La reforma continúa con el clero regular. Es preciso, ante todo, formar la conciencia con respecto a la ley del celibato y en ella insiste el obispo sin cesar. «Muchos—solía decir el obispo—viven en un error tan grande, que creen poder borrar sus crímenes con la comunión del cuerpo y la sangre de Cristo»; y les recordaba las palabras del profeta: «Mi amado ha obrado mal en mi casa; ¿acaso podrán limpiarle las carnes santificadas?» Proveía a las parroquias de misales, vestimentas y vasos sagrados, .y habiendo sabido que algunos sacerdotes celebraban con agua por carecer de vino, lo lamentó y encargó a doce de sus criados que recorriesen constantemente la tierra para socorrer todas las necesidades. Él iba también con frecuencia de pueblo en pueblo, visitando las parroquias, confirmando y predicando. Las gentes le seguían ansiosas de recoger su doctrina, en la cual se mezclaba sabiamente la dulzura con la severidad.

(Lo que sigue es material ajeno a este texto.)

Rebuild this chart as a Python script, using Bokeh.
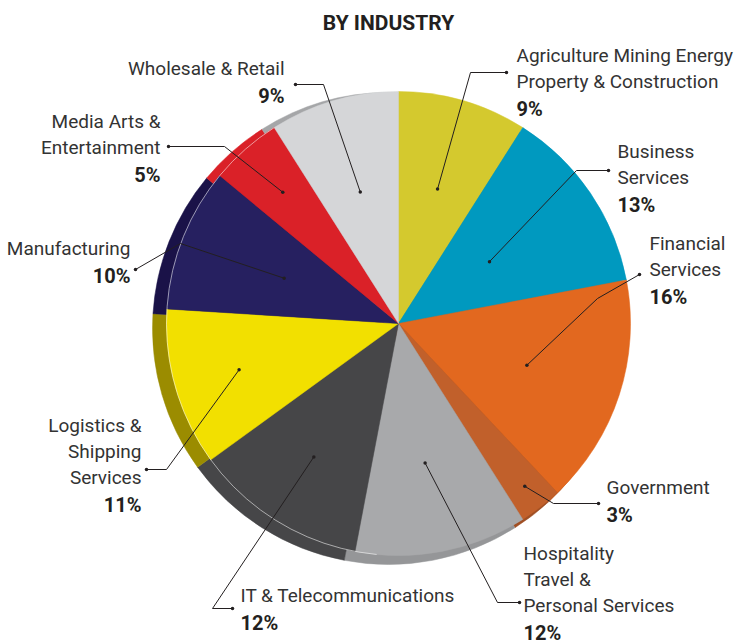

Monje ante todo, aborrece toda ostentación, y en cuanto le es posible sigue las costumbres aprendidas en el monasterio. También él construye fortalezas para defender a sus gentes de sorpresas militares, pero no es el tipo del obispo cortesano y gran señor. Los que no pueden comprender la sublimidad de aquella sencillez, se la critican acerbamente y le desprecian. Un caballero decía: «¿Acaso no hay en el reino ilustres personajes, para que ese emperador imbécil nos mande a este monje andrajoso?» Tal vez estas palabras nos revelan el gesto amargo de la nobleza ante la conducta del obispo. Sus amigos no eran los señores de la tierra, sino los pobres. Las arcas episcopales, las bodegas y los graneros estaban siempre abiertos a todas las necesidades. Donde quiera que iba, siempre tenía a su lado una escolta de mendigos, a los cuales solía llamar sus hermanos y señores. Le acompañaban en la comida, en la lectura, en la oración y en los viajes; a cualquier hora tenían libre acceso en el palacio y sitio para hospedarse en él. Cuenta su biógrafo que una noche uno de estos hombres que le hacían compañía cortó una parte de la cortina que pendía delante de su lecho, y huyó; pero apresado por uno de los camareros, fue llevado a presencia del obispo para recibir el castigo conveniente. Él, lejos de irritarse, arguyó que mayor culpa tenían los encargados de guardar el dormitorio, y volviéndose luego a aquel desgraciado, le dijo:

—¿Cómo te has atrevido a hacer eso delante de mí?

—Señor—respondió el mendigo, temblando—, yo sabía que sois bueno, y ya veis la necesidad que tengo de un poco de lienzo para cubrirme.

—¿Veis?—dijo Wolfango, dirigiéndose a sus servidores—. La culpa es vuestra; si este hombre estuviese bien vestido, nunca se le hubiera ocurrido robar. Vestidle pronto, y si después viene cortando las cortinas, podremos pensar en castigarle.

Así fue la vida de este hombre admirable, y digna de ella fue también la muerte. Sorprendióle cumpliendo su deber, recorriendo la tierra encomendada a sus cuidados. Sintió la fiebre en el camino, mas no quiso suspender el viaje. Después, viendo que se moría, mandó que le llevasen a una ermita y le colocasen delante del altar. Allí hizo confesión de sus pecados y recibió el Viático. El pueblo se agolpaba en torno suyo, llorando y rezando. Quiso desalojar la ermita uno que le acompañaba, pero él no lo consintió.

—Cerrad las puertas—dijo—, pero que entre todo el que quiera. Soy mortal, como todos, y no debemos avergonzarnos más que de las malas obras. Dejadles que vean en mi muerte lo que en la suya deben temer y evitar.

Estas fueron sus últimas palabras. Después cerró los ojos y se durmió en paz.

Había sido un gran reformador. Durante veinte años había lanzado la semilla infatigablemente. Él no vería el fruto, pero, recogido por Hildebrando, su programa traería días de gloria para la cristiandad.